Passing aliasing pointers through restrict
parameters is undefined
behavior, e.g. this doesn’t ever happen as far as a compiler is
concerned.
int foo(int *restrict a, int *restrict b);
The third option is to design an interface that uses incompatible
types, exploiting strict aliasing. This happens all the time, usually
by accident. For example, int
and long
are never compatible even
when they have the same representation.
int foo(int *a, long *b);
If you use an extended or modified version of C without strict
aliasing (-fno-strict-aliasing
), then the compiler must assume
everything aliases all the time, generating a lot more precautionary
loads than necessary.
What irritates a lot of people is that compilers will still
apply the strict aliasing rule even when it’s trivial for the compiler
to prove that aliasing is occurring:
/* note: forbidden */
long a;
int *b = (int *)&a;
It’s not just a simple matter of making exceptions for these cases.
The language specification would need to define all the rules about
when and where incompatible types are permitted to alias, and
developers would have to understand all these rules if they wanted to
take advantage of the exceptions. It can’t just come down to trusting
that the compiler is smart enough to see the aliasing when it’s
sufficiently simple. It would need to be carefully defined.

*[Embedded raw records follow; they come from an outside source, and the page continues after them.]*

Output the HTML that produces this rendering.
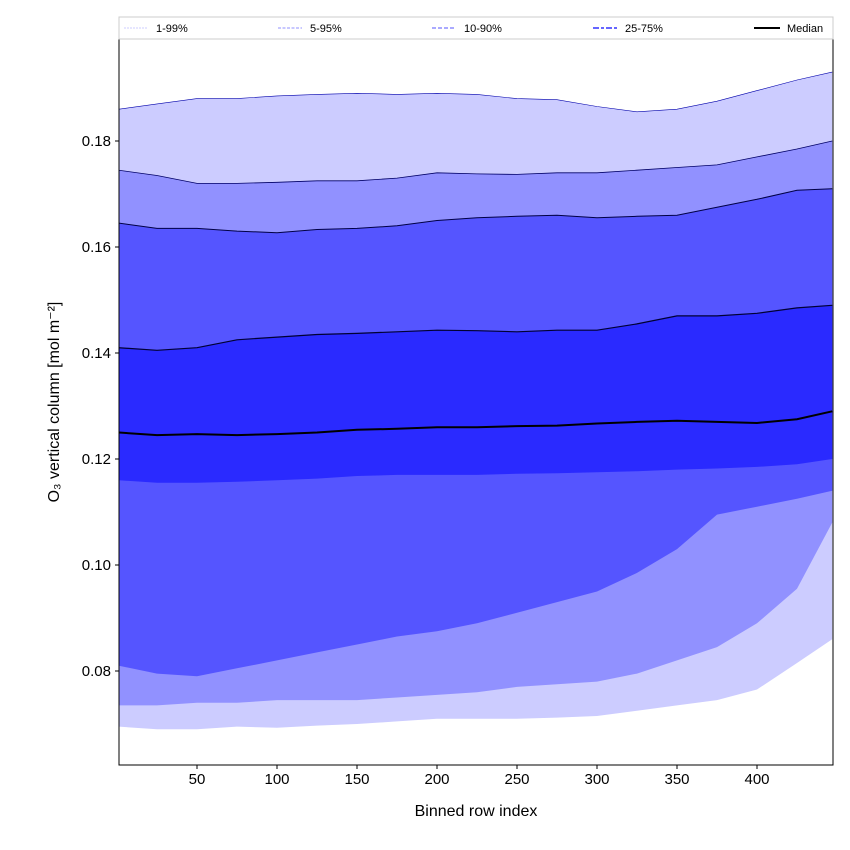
<!DOCTYPE html>
<html><head><meta charset="utf-8"><style>
body{margin:0;background:#fff;}
svg{display:block;font-family:"Liberation Sans","DejaVu Sans",sans-serif;}
</style></head><body>
<svg id="chart" width="850" height="850">
<rect width="850" height="850" fill="#fff"/>
<g id="bands"></g>
<g id="axes"></g>
<g id="legend">
<rect x="119" y="17" width="714" height="22" fill="#fff" stroke="#ccc"/>
<line x1="124" y1="28" x2="148" y2="28" stroke="#ccccff" stroke-dasharray="2,1"/>
<text x="156" y="32" font-size="11">1-99%</text>
<line x1="278" y1="28" x2="302" y2="28" stroke="#9191ff" stroke-dasharray="3,1.5"/>
<text x="310" y="32" font-size="11">5-95%</text>
<line x1="432" y1="28" x2="456" y2="28" stroke="#7777ff" stroke-width="1.3" stroke-dasharray="4,2"/>
<text x="464" y="32" font-size="11">10-90%</text>
<line x1="593" y1="28" x2="617" y2="28" stroke="#6666ff" stroke-width="2" stroke-dasharray="6,2,3,2"/>
<text x="625" y="32" font-size="11">25-75%</text>
<line x1="754" y1="28" x2="780" y2="28" stroke="#000" stroke-width="2"/>
<text x="787" y="32" font-size="11">Median</text>
</g>
</svg>
<script>
const xs=[1,25,50,75,100,125,150,175,200,225,250,275,300,325,350,375,400,425,447];
const p1=[0.0695,0.069,0.069,0.0695,0.0693,0.0697,0.070,0.0705,0.071,0.071,0.071,0.0712,0.0715,0.0725,0.0735,0.0745,0.0765,0.0815,0.086];
const p99=[0.186,0.187,0.188,0.188,0.1885,0.1888,0.189,0.1888,0.189,0.1888,0.188,0.1878,0.1865,0.1855,0.186,0.1875,0.1895,0.1915,0.193];
const p5=[0.0735,0.0735,0.074,0.074,0.0745,0.0745,0.0745,0.075,0.0755,0.076,0.077,0.0775,0.078,0.0795,0.082,0.0845,0.089,0.0955,0.108];
const p95=[0.1745,0.1735,0.172,0.172,0.1722,0.1725,0.1725,0.173,0.174,0.1738,0.1737,0.174,0.174,0.1745,0.175,0.1755,0.177,0.1785,0.18];
const p10=[0.081,0.0795,0.079,0.0805,0.082,0.0835,0.085,0.0865,0.0875,0.089,0.091,0.093,0.095,0.0985,0.103,0.1095,0.111,0.1125,0.114];
const p90=[0.1645,0.1635,0.1635,0.163,0.1627,0.1633,0.1635,0.164,0.165,0.1655,0.1658,0.166,0.1655,0.1658,0.166,0.1675,0.169,0.1707,0.171];
const p25=[0.116,0.1155,0.1155,0.1157,0.116,0.1163,0.1168,0.117,0.117,0.117,0.1172,0.1173,0.1175,0.1177,0.118,0.1182,0.1185,0.119,0.12];
const p75=[0.141,0.1405,0.141,0.1425,0.143,0.1435,0.1437,0.144,0.1443,0.1442,0.144,0.1443,0.1443,0.1455,0.147,0.147,0.1475,0.1485,0.149];
const med=[0.125,0.1245,0.1247,0.1245,0.1247,0.125,0.1255,0.1257,0.126,0.126,0.1262,0.1263,0.1267,0.127,0.1272,0.127,0.1268,0.1275,0.129];
const xTicks=[50,100,150,200,250,300,350,400];
const yTicks=[0.08,0.10,0.12,0.14,0.16,0.18];

const L=119,R=833,T=39,B=765;
const X=v=>197+(v-50)*1.6;
const Y=v=>141+(0.18-v)*5300;
const NS='http://www.w3.org/2000/svg';
function mk(tag,attrs,parent){const e=document.createElementNS(NS,tag);for(const k in attrs)e.setAttribute(k,attrs[k]);parent.appendChild(e);return e;}
const bands=document.getElementById('bands');
mk('clipPath',{id:'clip'},bands).appendChild(Object.assign(document.createElementNS(NS,'rect'),{}));
bands.querySelector('clipPath rect').setAttribute('x',L);
bands.querySelector('clipPath rect').setAttribute('y',T);
bands.querySelector('clipPath rect').setAttribute('width',R-L);
bands.querySelector('clipPath rect').setAttribute('height',B-T);
const g=mk('g',{'clip-path':'url(#clip)'},bands);
function band(lo,hi,fill,name){
  let d='M'+xs.map((x,i)=>X(x).toFixed(1)+','+Y(hi[i]).toFixed(1)).join('L');
  for(let i=xs.length-1;i>=0;i--)d+='L'+X(xs[i]).toFixed(1)+','+Y(lo[i]).toFixed(1);
  const p=mk('path',{d:d+'Z',fill:fill},g);
  
  
}
function line(v,stroke,w,name){
  const p=mk('path',{d:'M'+xs.map((x,i)=>X(x).toFixed(1)+','+Y(v[i]).toFixed(1)).join('L'),fill:'none',stroke:stroke,'stroke-width':w},g);
  
  
}
band(p1,p99,'#ccccff','band-1-99');
band(p5,p95,'#9191ff','band-5-95');
band(p10,p90,'#5555ff','band-10-90');
band(p25,p75,'#2a2aff','band-25-75');
line(p99,'#0000aa',0.6,'line-p99');
line(p95,'#000066',0.8,'line-p95');
line(p90,'#000044',1,'line-p90');
line(p75,'#000033',1.2,'line-p75');
line(med,'#000',2,'median-line');

const ax=document.getElementById('axes');
const fr=mk('rect',{x:L,y:T,width:R-L,height:B-T,fill:'none',stroke:'#000','stroke-width':1},ax);


xTicks.forEach(t=>{
  mk('line',{x1:X(t),x2:X(t),y1:B,y2:B+4,stroke:'#000'},ax);
  const tx=mk('text',{x:X(t),y:B+19,'font-size':15,'text-anchor':'middle'},ax);tx.textContent=t;
  
  
});
yTicks.forEach(t=>{
  mk('line',{x1:L-4,x2:L,y1:Y(t),y2:Y(t),stroke:'#000'},ax);
  const tx=mk('text',{x:L-8,y:Y(t)+5,'font-size':15,'text-anchor':'end'},ax);tx.textContent=t.toFixed(2);
  
  
});
const xt=mk('text',{x:476,y:816,'font-size':16,'text-anchor':'middle'},ax);xt.textContent='Binned row index';


const yt=mk('text',{x:0,y:0,'font-size':16,'text-anchor':'middle',transform:'translate(59,402) rotate(-90)'},ax);yt.textContent='O₃ vertical column [mol m⁻²]';


</script>
</body></html>
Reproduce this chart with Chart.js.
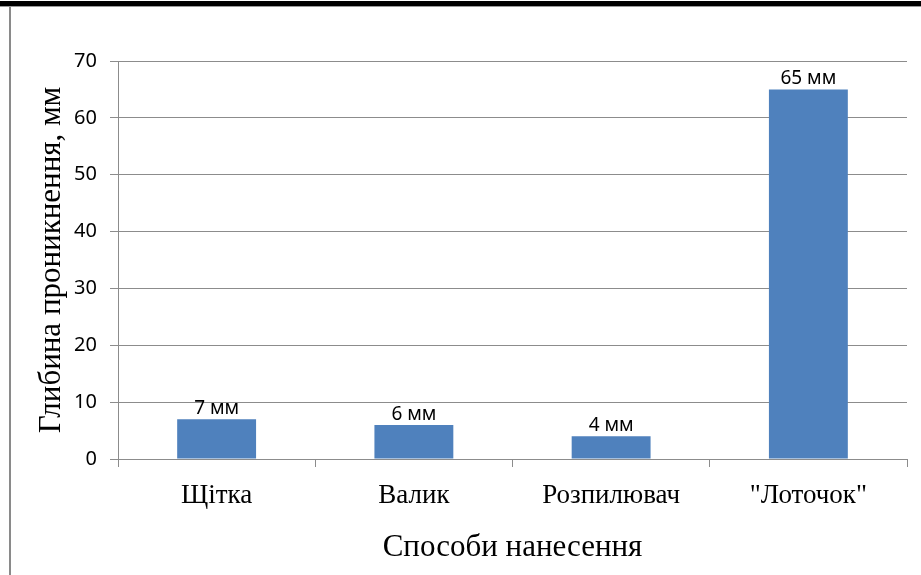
<!DOCTYPE html>
<html>
<head>
<meta charset="utf-8">
<script src="https://cdn.jsdelivr.net/npm/chart.js@4/dist/chart.umd.min.js"></script>
<style>
  html, body { margin: 0; padding: 0; background: #fff; }
  #wrap { position: relative; width: 921px; height: 575px; }
</style>
</head>
<body>
<div id="wrap"><canvas id="myChart" width="921" height="575"></canvas></div>
<script>
const categories = ["Щітка", "Валик", "Розпилювач", "\"Лоточок\""];
const depthValues = [7, 6, 4, 65];
const valueLabels = ["7 мм", "6 мм", "4 мм", "65 мм"];
const yTicks = [0, 10, 20, 30, 40, 50, 60, 70];

const xTitle = "Способи нанесення";
const yTitle = "Глибина проникнення, мм";

const gridColor = "#8c8c8c";
const barColor = "#4f81bd";

// frame of the original picture
const framePlugin = {
  id: "frame",
  beforeDraw: (chart) => {
    const ctx = chart.ctx;
    ctx.save();
    ctx.fillStyle = "#fff";
    ctx.fillRect(0, 0, chart.width, chart.height);
    ctx.fillStyle = "#000";
    ctx.fillRect(0, 1, chart.width, 5);
    ctx.fillStyle = "#9a9a9a";
    ctx.fillRect(0, 6, chart.width, 1);
    ctx.fillStyle = "#8a8a8a";
    ctx.fillRect(9, 7, 2, chart.height - 7);
    ctx.restore();
  },
};

const valueLabelPlugin = {
  id: "valueLabels",
  afterDatasetsDraw: (chart) => {
    const ctx = chart.ctx;
    const meta = chart.getDatasetMeta(0);
    ctx.save();
    ctx.font = "19px 'Noto Sans'";
    ctx.fillStyle = "#000";
    ctx.textAlign = "center";
    ctx.textBaseline = "bottom";
    meta.data.forEach((bar, i) => {
      ctx.fillText(valueLabels[i], bar.x, bar.y - 1);
    });
    ctx.restore();
  },
};

const ctx = document.getElementById("myChart").getContext("2d");
const myChart = new Chart(ctx, {
  type: "bar",
  data: {
    labels: categories,
    datasets: [
      {
        data: depthValues,
        backgroundColor: barColor,
        borderWidth: 0,
        barPercentage: 0.4,
        categoryPercentage: 1,
      },
    ],
  },
  options: {
    responsive: false,
    animation: false,
    events: [],
    layout: { padding: { left: 0, top: 61, right: 14, bottom: 0 } },
    plugins: {
      legend: { display: false },
      tooltip: { enabled: false },
    },
    scales: {
      x: {
        grid: {
          offset: true,
          drawOnChartArea: false,
          drawTicks: true,
          tickLength: 8,
          color: gridColor,
        },
        border: { color: gridColor },
        ticks: {
          color: "#000",
          padding: 13,
          font: { family: "'Liberation Serif'", size: 27 },
          maxRotation: 0,
        },
        title: {
          display: true,
          text: xTitle,
          color: "#000",
          font: { family: "'Liberation Serif'", size: 31 },
          padding: { top: 0, bottom: 9 },
        },
        afterFit: (scale) => {
          scale.height = 116;
        },
      },
      y: {
        min: 0,
        max: 70,
        afterBuildTicks: (scale) => {
          scale.ticks = yTicks.map((v) => ({ value: v }));
        },
        grid: {
          color: gridColor,
          tickLength: 8,
        },
        border: { color: gridColor },
        ticks: {
          color: "#000",
          padding: 13,
          font: { family: "'Noto Sans'", size: 20 },
        },
        title: {
          display: true,
          text: yTitle,
          color: "#000",
          font: { family: "'Liberation Serif'", size: 31 },
          padding: { top: 33, bottom: 0 },
        },
        afterFit: (scale) => {
          scale.width = 118;
        },
      },
    },
  },
  plugins: [framePlugin, valueLabelPlugin],
});
</script>
</body>
</html>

Besides, there are probably conforming, portable solutions
that, with contemporary compilers, will safely compile to the efficient
code you actually want anyway.
There is one special exception for strict aliasing: char *
is
allowed to alias with anything. This is important to keep in mind both
when you intentionally want aliasing, but also when you want to avoid
it. Writing through a char *
pointer could force the compiler to
generate additional, unnecessary loads.
In fact, there’s a whole dimension to strict aliasing that, even today,
no compiler yet exploits: uint8_t
is not necessarily unsigned char
.
That’s just one possible typedef
definition for it. It could instead
typedef
to, say, some internal __byte
type.
In other words, technically speaking, uint8_t
does not have the strict
aliasing exemption. If you wanted to write bytes to a buffer without
worrying the compiler about aliasing issues with other pointers, this
would be the tool to accomplish it. Unfortunately there’s far too much
existing code that violates this part of strict aliasing that no
toolchain is willing to exploit it for optimization purposes.
Other undefined behaviors
Some kinds of undefined behavior don’t have performance or portability
benefits. They’re only there to make the compiler’s job a little
simpler. Today, most of these are caught trivially at compile time as
syntax or semantic issues (i.e. a pointer cast to a float).
Some others are obvious about their performance benefits and don’t
require much explanation. For example, it’s undefined behavior to
index out of bounds (with some special exceptions for one past the
end), meaning compilers are not obligated to generate those checks,
instead relying on the programmer to arrange, by whatever means, that
it doesn’t happen.
Undefined behavior is like nitro, a dangerous, volatile substance that
makes things go really, really fast. You could argue that it’s too
dangerous to use in practice, but the aggressive use of undefined
behavior is not without merit.